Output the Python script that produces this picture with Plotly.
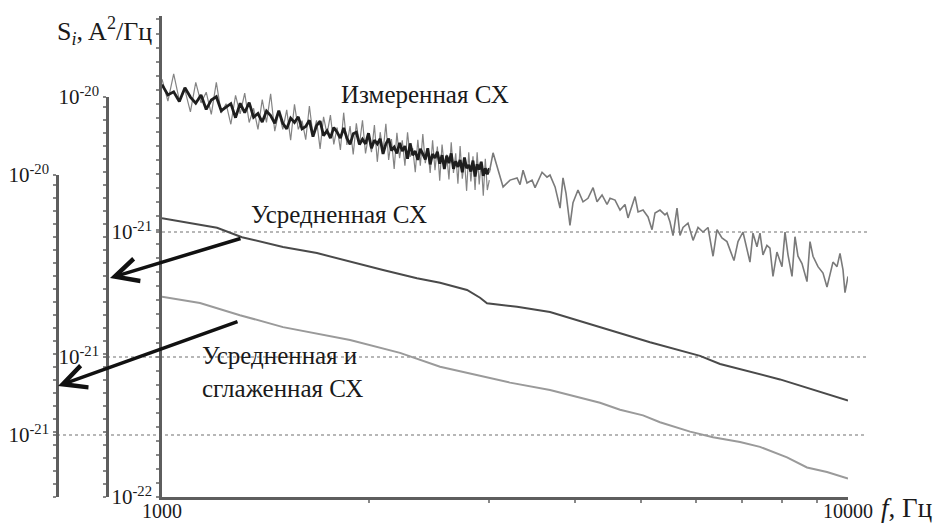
import numpy as np
import plotly.graph_objects as go

# ---------------- data (S values in units of 1e-21 A^2/Hz) ----------------
UNIT = 1e-21

freq_dense = [1000, 1020, 1040, 1060, 1080, 1100, 1120, 1140, 1160, 1180,
              1200, 1220, 1240, 1260, 1280, 1300, 1320, 1340, 1360, 1380,
              1400, 1420, 1440, 1460, 1480, 1500, 1520, 1540, 1560, 1580,
              1600, 1620, 1640, 1660, 1680, 1700, 1720, 1740, 1760, 1780,
              1800, 1820, 1840, 1860, 1880, 1900, 1920, 1940, 1960, 1980,
              2000, 2020, 2040, 2060, 2080, 2100, 2120, 2140, 2160, 2180,
              2200, 2220, 2240, 2260, 2280, 2300, 2320, 2340, 2360, 2380,
              2400, 2420, 2440, 2460, 2480, 2500, 2520, 2540, 2560, 2580,
              2600, 2620, 2640, 2660, 2680, 2700, 2720, 2740, 2760, 2780,
              2800, 2820, 2840, 2860, 2880, 2900, 2920, 2940, 2960, 2980, 3000]

measured_dense_spread = [
    3.77, 3.12, 3.95, 3.14, 3.43, 2.84, 3.67, 3.07, 3.37, 2.78,
    3.67, 2.81, 3.05, 2.55, 3.28, 2.79, 3.34, 2.59, 2.93, 2.44,
    3.16, 2.59, 3.32, 2.40, 2.84, 2.44, 2.89, 2.22, 3.03, 2.44,
    2.63, 2.23, 2.99, 2.32, 2.64, 2.06, 2.72, 2.34, 2.76, 2.14,
    2.48, 2.04, 2.82, 2.13, 2.51, 1.96, 2.57, 2.14, 2.64, 1.98,
    2.30, 2.00, 2.53, 1.84, 2.38, 2.01, 2.56, 1.87, 2.24, 1.73,
    2.37, 1.90, 2.22, 1.78, 2.38, 1.92, 2.07, 1.68, 2.23, 1.78,
    2.34, 1.82, 2.07, 1.67, 2.22, 1.71, 2.10, 1.56, 2.14, 1.77,
    1.96, 1.58, 2.18, 1.67, 1.98, 1.52, 2.11, 1.59, 1.87, 1.43,
    2.00, 1.55, 1.93, 1.44, 2.00, 1.51, 1.84, 1.37, 1.89, 1.44, 1.57]

measured_dense_core = [
    3.60, 3.29, 3.38, 3.11, 3.50, 3.23, 3.06, 3.29, 2.90, 3.15,
    3.24, 2.87, 2.96, 3.05, 2.70, 3.06, 2.82, 3.08, 2.71, 2.80,
    2.60, 2.86, 2.75, 2.57, 2.87, 2.57, 2.45, 2.69, 2.59, 2.72,
    2.45, 2.50, 2.64, 2.29, 2.52, 2.62, 2.31, 2.41, 2.26, 2.48,
    2.38, 2.26, 2.47, 2.26, 2.14, 2.35, 2.38, 2.14, 2.24, 2.15,
    2.36, 2.07, 2.22, 2.15, 2.25, 1.97, 2.15, 2.25, 2.03, 2.09,
    1.98, 2.17, 2.02, 2.11, 1.89, 2.16, 1.95, 2.02, 1.87, 2.06,
    1.97, 1.88, 2.07, 1.80, 1.97, 1.90, 2.01, 1.81, 1.95, 1.73,
    1.94, 1.82, 1.98, 1.73, 1.85, 1.76, 1.87, 1.68, 1.91, 1.74,
    1.79, 1.69, 1.86, 1.62, 1.80, 1.72, 1.84, 1.63, 1.74, 1.65, 1.74]

freq_sparse = [3000, 3038, 3142, 3216, 3293, 3326, 3360, 3405, 3463, 3498,
               3581, 3641, 3678, 3741, 3804, 3842, 3881, 3933, 3973, 4040,
               4109, 4178, 4250, 4307, 4380, 4454, 4499, 4575, 4653, 4731,
               4779, 4893, 4943, 5026, 5111, 5180, 5232, 5320, 5410, 5447,
               5502, 5558, 5633, 5690, 5748, 5845, 5945, 6045, 6147, 6251,
               6357, 6442, 6550, 6661, 6820, 6913, 7029, 7124, 7196, 7269,
               7367, 7442, 7517, 7618, 7695, 7774, 7878, 8013, 8094, 8176,
               8287, 8370, 8455, 8569, 8714, 8803, 8892, 9042, 9195, 9319,
               9413, 9508, 9638, 9735, 9834, 9899, 10000]

measured_sparse = [1.68, 1.99, 1.48, 1.57, 1.60, 1.51, 1.71, 1.53, 1.57, 1.47,
                   1.68, 1.61, 1.64, 1.48, 1.23, 1.60, 1.40, 1.06, 1.29, 1.44,
                   1.30, 1.34, 1.47, 1.30, 1.38, 1.27, 1.34, 1.32, 1.21, 1.27,
                   1.13, 1.36, 1.19, 1.21, 1.14, 1.02, 1.18, 1.21, 1.16, 1.18,
                   1.09, 0.97, 1.23, 0.97, 1.04, 1.08, 0.93, 1.04, 1.00, 1.04,
                   0.81, 1.02, 0.95, 0.92, 0.78, 0.92, 1.00, 0.87, 0.77, 0.99,
                   0.88, 0.99, 0.82, 0.89, 0.87, 0.68, 0.84, 0.74, 1.00, 0.82,
                   0.68, 0.96, 0.81, 0.76, 0.65, 0.92, 0.81, 0.74, 0.70, 0.62,
                   0.70, 0.77, 0.74, 0.83, 0.72, 0.59, 0.68]

freq_avg = [1000, 1098, 1203, 1308, 1501, 1682, 1880, 2100, 2353, 2543, 2784,
            2908, 2977, 3293, 3678, 5145, 6085, 6509, 7960, 8892, 10000]
averaged = [3.42, 3.28, 3.14, 2.89, 2.65, 2.51, 2.32, 2.16, 2.01, 1.93, 1.81,
            1.69, 1.61, 1.56, 1.49, 1.14, 1.01, 0.94, 0.82, 0.75, 0.68]

freq_smooth = [1000, 1136, 1299, 1501, 1880, 2223, 2543, 3216, 3678, 4350, 4653,
               5026, 5320, 5885, 6357, 6960, 7442, 8149, 8714, 9319, 10000]
smoothed = [3.40, 3.22, 2.89, 2.60, 2.32, 2.07, 1.83, 1.59, 1.49, 1.33, 1.25,
            1.19, 1.12, 1.03, 0.98, 0.94, 0.90, 0.82, 0.75, 0.72, 0.68]

x_tick_vals = [1000, 10000]
x_tick_text = ["1000", "10000"]
x_minor_vals = [2000, 3000, 4000, 5000, 6000, 7000, 8000, 9000]

main_tick_vals = [1e-22, 1e-21]
main_tick_text = ["10<sup>-22</sup>", "10<sup>-21</sup>"]
mid_tick_vals = [1e-20, 1e-21]
mid_tick_text = ["10<sup>-20</sup>", "10<sup>-21</sup>"]
left_tick_vals = [1e-20, 1e-21]
left_tick_text = ["10<sup>-20</sup>", "10<sup>-21</sup>"]

# ---------------- layout geometry ----------------
W, H = 937, 523
TOP, BOTTOM = 16, 497
PLOT_H = BOTTOM - TOP
XL, XR = 162, 848
MID_X, LEFT_X = 107, 57
GRID_END = 867

main_range = [-22.0, -22.0 + PLOT_H / 265.0]
mid_top, left_top = 97, 175
mid_range = [-20.0 - (BOTTOM - mid_top) / 260.0, -20.0]
left_range = [-20.0 - (BOTTOM - left_top) / 260.0, -20.0]

FONT = "'Liberation Serif', 'DejaVu Serif', serif"
AX_COL = "#5e5e5e"
TXT_COL = "#1a1a1a"

fig = go.Figure()

sc = lambda v: (np.array(v) * UNIT)

fig.add_trace(go.Scatter(x=freq_dense, y=sc(measured_dense_spread), mode="lines",
                         line=dict(color="#848484", width=1.2), yaxis="y"))
fig.add_trace(go.Scatter(x=freq_dense, y=sc(measured_dense_core), mode="lines",
                         line=dict(color="#1e1e1e", width=2.8), yaxis="y"))
fig.add_trace(go.Scatter(x=freq_sparse, y=sc(measured_sparse), mode="lines",
                         line=dict(color="#7a7a7a", width=1.6), yaxis="y"))
fig.add_trace(go.Scatter(x=freq_avg, y=sc(averaged), mode="lines",
                         line=dict(color="#4a4a4a", width=2), yaxis="y2"))
fig.add_trace(go.Scatter(x=freq_smooth, y=sc(smoothed), mode="lines",
                         line=dict(color="#9a9a9a", width=2), yaxis="y3"))

def minor_vals(rng, step):
    return list(10 ** np.arange(rng[0], rng[1] + 1e-9, step))

common_y = dict(type="log", showgrid=False, zeroline=False, showline=True,
                linecolor=AX_COL, linewidth=2.5, ticks="outside", ticklen=3,
                tickwidth=1.5, tickcolor="#888", tickmode="array", automargin=False,
                tickfont=dict(family=FONT, size=21, color=TXT_COL))

fig.update_layout(
    width=W, height=H,
    margin=dict(l=0, r=0, t=TOP, b=H - BOTTOM, pad=0, autoexpand=False),
    paper_bgcolor="white", plot_bgcolor="rgba(0,0,0,0)",
    showlegend=False,
    font=dict(family=FONT, color=TXT_COL),
    xaxis=dict(type="log", range=[3, 4], domain=[XL / W, XR / W], anchor="y",
               showgrid=False, zeroline=False, showline=True, linecolor=AX_COL,
               linewidth=2.5, ticks="", tickmode="array", tickvals=x_tick_vals,
               ticktext=x_tick_text, automargin=False, ticklabelstandoff=-6,
               tickfont=dict(family=FONT, size=20, color=TXT_COL),
               minor=dict(tickmode="array", tickvals=x_minor_vals, ticks="outside",
                          ticklen=3, tickwidth=1.5, tickcolor="#888")),
    yaxis=dict(range=main_range, domain=[0, 1], anchor="x",
               tickvals=main_tick_vals, ticktext=main_tick_text,
               minor=dict(tickmode="array", tickvals=minor_vals(main_range, 0.053),
                          ticks="outside", ticklen=3, tickwidth=1.5, tickcolor="#888"),
               **common_y),
    yaxis2=dict(range=mid_range, domain=[0, (BOTTOM - mid_top) / PLOT_H],
                anchor="free", position=MID_X / W,
                tickvals=mid_tick_vals, ticktext=mid_tick_text,
                minor=dict(tickmode="array", tickvals=minor_vals(mid_range, 0.05),
                           ticks="outside", ticklen=3, tickwidth=1.5, tickcolor="#888"),
                **common_y),
    yaxis3=dict(range=left_range, domain=[0, (BOTTOM - left_top) / PLOT_H],
                anchor="free", position=LEFT_X / W,
                tickvals=left_tick_vals, ticktext=left_tick_text,
                minor=dict(tickmode="array", tickvals=minor_vals(left_range, 0.05),
                           ticks="outside", ticklen=3, tickwidth=1.5, tickcolor="#888"),
                **common_y),
)

# dotted 10^-21 gridlines of each axis, extended to the right
def frac(rng, v):
    return (np.log10(v) - rng[0]) / (rng[1] - rng[0])

for ref, rng, x0 in [("y", main_range, XL), ("y2", mid_range, MID_X), ("y3", left_range, LEFT_X)]:
    yy = frac(rng, 1e-21)
    fig.add_shape(type="line", xref="paper", yref=ref + " domain",
                  x0=x0 / W, x1=GRID_END / W, y0=yy, y1=yy,
                  line=dict(color="#a0a0a0", width=1.5, dash="dot"), layer="below")

def py(p):
    return (BOTTOM - p) / PLOT_H

TXT = 25
def label(text, cx, cy, size=TXT, xanchor="center", align="center"):
    fig.add_annotation(text=text, x=cx / W, y=py(cy), xref="paper", yref="paper",
                       xanchor=xanchor, yanchor="middle", align=align, showarrow=False,
                       font=dict(size=size, family=FONT, color=TXT_COL))

label("Измеренная СХ", 425, 95)
label("Усредненная СХ", 339, 214)
label("Усредненная и<br>сглаженная СХ", 200, 372, xanchor="left", align="left")
label("S<sub><i>i</i></sub>, A<sup>2</sup>/Гц", 104, 31, size=26)
label("<i>f</i>, Гц", 906, 508, size=27)

# arrows pointing to the shifted axes
for hx, hy, tx, ty in [(110, 278, 242, 238), (58, 386, 239, 321)]:
    fig.add_annotation(text="", x=hx / W, y=py(hy), xref="paper", yref="paper",
                       showarrow=True, ax=tx - hx, ay=ty - hy, arrowhead=5,
                       arrowsize=1.3, arrowwidth=3.5, arrowcolor="#111", standoff=0)

fig.write_html("out.html", config={"displayModeBar": False},
               post_script="document.body.style.margin='0';"
                           "document.body.style.overflow='hidden';")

- - - -

- [What needs to be done] Return nothing but the lines running from the start of the data to the line with "UNIT = 1e-21", please, both ends included and no pictures.

- [Exercise answer]
Output the Python script that produces this picture with Plotly.
import numpy as np
import plotly.graph_objects as go

# ---------------- data (S values in units of 1e-21 A^2/Hz) ----------------
UNIT = 1e-21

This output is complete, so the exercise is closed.